Source data:
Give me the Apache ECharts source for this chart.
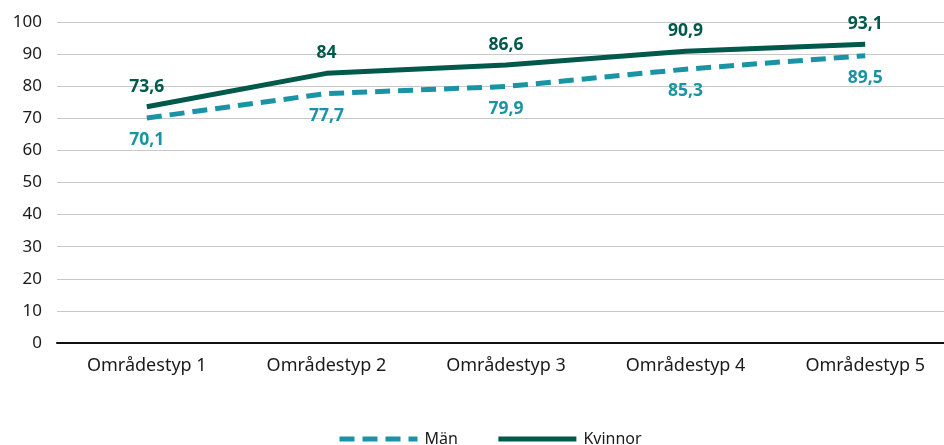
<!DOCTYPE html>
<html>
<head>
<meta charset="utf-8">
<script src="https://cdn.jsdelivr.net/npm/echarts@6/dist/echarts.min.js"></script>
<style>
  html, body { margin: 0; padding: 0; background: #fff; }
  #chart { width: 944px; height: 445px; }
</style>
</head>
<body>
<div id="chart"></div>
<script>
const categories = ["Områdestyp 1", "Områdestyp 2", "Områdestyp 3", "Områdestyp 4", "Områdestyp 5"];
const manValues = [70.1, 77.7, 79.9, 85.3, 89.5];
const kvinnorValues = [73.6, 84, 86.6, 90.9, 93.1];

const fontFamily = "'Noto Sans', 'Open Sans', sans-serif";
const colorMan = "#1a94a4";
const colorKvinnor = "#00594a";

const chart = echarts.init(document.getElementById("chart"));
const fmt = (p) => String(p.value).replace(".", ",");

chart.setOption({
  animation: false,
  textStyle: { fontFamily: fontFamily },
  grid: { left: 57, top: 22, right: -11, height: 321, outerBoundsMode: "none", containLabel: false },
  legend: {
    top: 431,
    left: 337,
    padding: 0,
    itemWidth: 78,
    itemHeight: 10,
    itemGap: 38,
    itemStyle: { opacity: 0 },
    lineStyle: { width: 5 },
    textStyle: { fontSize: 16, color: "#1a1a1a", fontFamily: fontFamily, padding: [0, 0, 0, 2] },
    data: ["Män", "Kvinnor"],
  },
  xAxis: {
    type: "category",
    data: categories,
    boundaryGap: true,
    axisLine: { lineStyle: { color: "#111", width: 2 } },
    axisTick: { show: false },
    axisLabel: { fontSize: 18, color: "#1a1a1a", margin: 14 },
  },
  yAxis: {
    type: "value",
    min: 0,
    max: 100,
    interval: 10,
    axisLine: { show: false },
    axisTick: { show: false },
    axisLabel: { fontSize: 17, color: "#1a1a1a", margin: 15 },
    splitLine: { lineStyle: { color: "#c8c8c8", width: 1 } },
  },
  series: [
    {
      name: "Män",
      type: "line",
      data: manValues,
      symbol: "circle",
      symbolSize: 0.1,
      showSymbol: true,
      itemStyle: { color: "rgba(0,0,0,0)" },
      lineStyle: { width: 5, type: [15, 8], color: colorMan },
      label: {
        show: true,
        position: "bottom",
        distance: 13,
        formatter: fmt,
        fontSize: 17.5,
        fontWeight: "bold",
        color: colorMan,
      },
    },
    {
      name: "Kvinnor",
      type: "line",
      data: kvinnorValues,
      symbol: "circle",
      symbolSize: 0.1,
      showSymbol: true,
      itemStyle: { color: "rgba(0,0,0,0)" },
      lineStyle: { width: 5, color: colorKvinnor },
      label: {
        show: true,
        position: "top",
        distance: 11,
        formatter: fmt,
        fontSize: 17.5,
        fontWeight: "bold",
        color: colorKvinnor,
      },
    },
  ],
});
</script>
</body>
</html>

Goal: Repeat the listing above exactly, with no pictures.

Task solution:
Give me the Apache ECharts source for this chart.
<!DOCTYPE html>
<html>
<head>
<meta charset="utf-8">
<script src="https://cdn.jsdelivr.net/npm/echarts@6/dist/echarts.min.js"></script>
<style>
  html, body { margin: 0; padding: 0; background: #fff; }
  #chart { width: 944px; height: 445px; }
</style>
</head>
<body>
<div id="chart"></div>
<script>
const categories = ["Områdestyp 1", "Områdestyp 2", "Områdestyp 3", "Områdestyp 4", "Områdestyp 5"];
const manValues = [70.1, 77.7, 79.9, 85.3, 89.5];
const kvinnorValues = [73.6, 84, 86.6, 90.9, 93.1];

const fontFamily = "'Noto Sans', 'Open Sans', sans-serif";
const colorMan = "#1a94a4";
const colorKvinnor = "#00594a";

const chart = echarts.init(document.getElementById("chart"));
const fmt = (p) => String(p.value).replace(".", ",");

chart.setOption({
  animation: false,
  textStyle: { fontFamily: fontFamily },
  grid: { left: 57, top: 22, right: -11, height: 321, outerBoundsMode: "none", containLabel: false },
  legend: {
    top: 431,
    left: 337,
    padding: 0,
    itemWidth: 78,
    itemHeight: 10,
    itemGap: 38,
    itemStyle: { opacity: 0 },
    lineStyle: { width: 5 },
    textStyle: { fontSize: 16, color: "#1a1a1a", fontFamily: fontFamily, padding: [0, 0, 0, 2] },
    data: ["Män", "Kvinnor"],
  },
  xAxis: {
    type: "category",
    data: categories,
    boundaryGap: true,
    axisLine: { lineStyle: { color: "#111", width: 2 } },
    axisTick: { show: false },
    axisLabel: { fontSize: 18, color: "#1a1a1a", margin: 14 },
  },
  yAxis: {
    type: "value",
    min: 0,
    max: 100,
    interval: 10,
    axisLine: { show: false },
    axisTick: { show: false },
    axisLabel: { fontSize: 17, color: "#1a1a1a", margin: 15 },
    splitLine: { lineStyle: { color: "#c8c8c8", width: 1 } },
  },
  series: [
    {
      name: "Män",
      type: "line",
      data: manValues,
      symbol: "circle",
      symbolSize: 0.1,
      showSymbol: true,
      itemStyle: { color: "rgba(0,0,0,0)" },
      lineStyle: { width: 5, type: [15, 8], color: colorMan },
      label: {
        show: true,
        position: "bottom",
        distance: 13,
        formatter: fmt,
        fontSize: 17.5,
        fontWeight: "bold",
        color: colorMan,
      },
    },
    {
      name: "Kvinnor",
      type: "line",
      data: kvinnorValues,
      symbol: "circle",
      symbolSize: 0.1,
      showSymbol: true,
      itemStyle: { color: "rgba(0,0,0,0)" },
      lineStyle: { width: 5, color: colorKvinnor },
      label: {
        show: true,
        position: "top",
        distance: 11,
        formatter: fmt,
        fontSize: 17.5,
        fontWeight: "bold",
        color: colorKvinnor,
      },
    },
  ],
});
</script>
</body>
</html>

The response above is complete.